Rating Agency Reform - "EU Recommendations for the Regulation of Rating Agencies Will Help Solve Key Problems"
Questions & AnswersRating agencies are considered to be partially responsible for the financial crisis, as they awarded excessively positive ratings to highly speculative securities for too long. More recently, rating agencies have come under fire for their role in the European debt crisis, since debt rating downgrades issued by rating agencies have placed various countries under additional strain. The EU Commission recently presented its recommendations for the reform of rating agency regulation. In this Q&A session, Prof. Dr. Michael Schröder evaluates the proposed regulatory changes.
Prof. Dr. Michael Schröder is the head of ZEW's International Finance and Financial Management department.
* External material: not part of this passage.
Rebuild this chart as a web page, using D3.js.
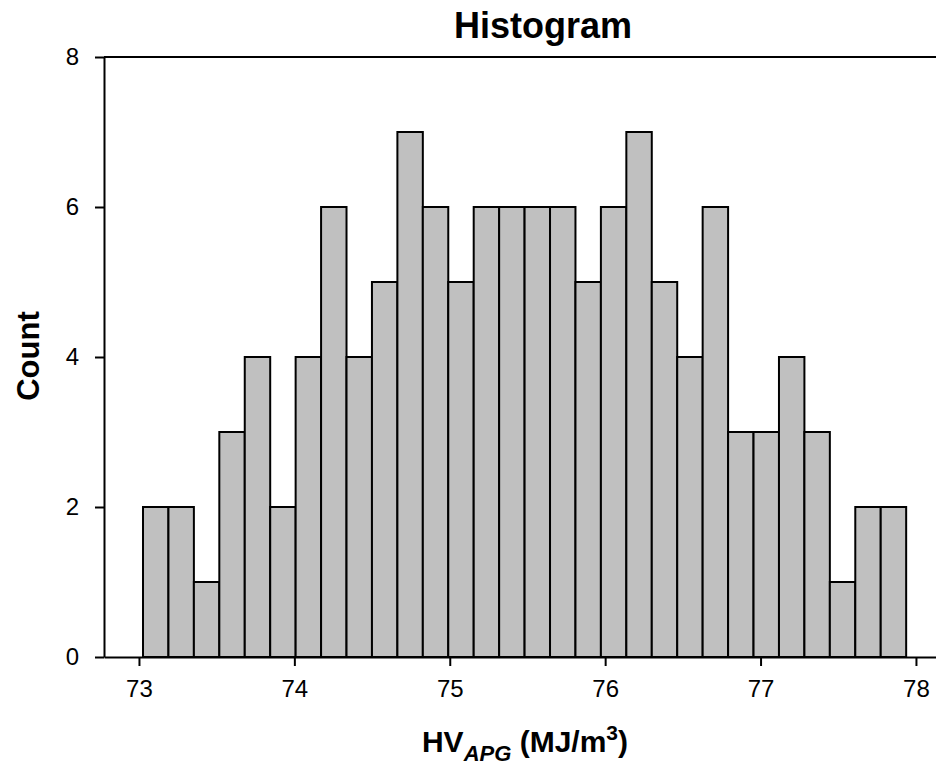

His research interests include the empirical analysis of capital markets, expectation formation in financial markets, sustainable capital investments, and foundation asset management. He completed his habilitation at the University of Stuttgart and received his venia legendi in business administration in 2009. Schröder teaches at the Frankfurt School of Finance & Management in the department of asset management.
Has the European Commission succeeded in devising a plan to curtail the power of the rating agencies?
On the whole, the recommendations are a big step toward implementing effective regulations for rating agencies and addressing key problems. For example, reducing the role of external ratings for banks and other institutional investors is important. Hopefully, this recommendation will be incorporated into regulatory frameworks such as Basel III and Solvency II, thus making investors more responsible for assessing credit risks. The recommendation that the transparency of sovereign bond ratings be enhanced is also useful. As far as the proposal to increase the liability of agencies for improper ratings is concerned, there is reason to doubt whether such a measure, if implemented, would actually be enforced.
Which reforms do you consider to be particularly important?
The Commission should do everything it can to facilitate the adoption of standardised assessment criteria. The EU envisions that the European Securities and Markets Authority (ESMA) will develop a standardised scale to serve as a basis for all credit ratings, thus improving the comparability of ratings. But it is also important to consider at the outset the need to subsequently review the quality of the issued ratings. It would be helpful, for example, if rating agencies were required to specify default probabilities for ratings.
Which recommendations are too weak in your view?
The proposed reforms do not directly address one well-known problem: rating agencies have a false incentive to provide financial products with excessively positive ratings in order to secure future business from their customers, who are the issuers of such securities. The EU has recommended that companies that issue debt be required to change rating agencies every three years. This rule change would likely break the oligopoly of the three largest rating agencies while also bringing smaller agencies into play. Yet doubts remain as to whether this change would actually reduce the false incentives that are built into the existing system.
Initially there was much talk of temporarily suspending the credit ratings of countries in crisis. This recommendation has now been dropped. What do you think?
Fortunately, the recommendation to temporarily ban the publication of sovereign debt ratings was not pursued further. Such a ban would have considerably worsened the quality of the information available to investors and limited the ability of capital markets to discipline highly indebted countries.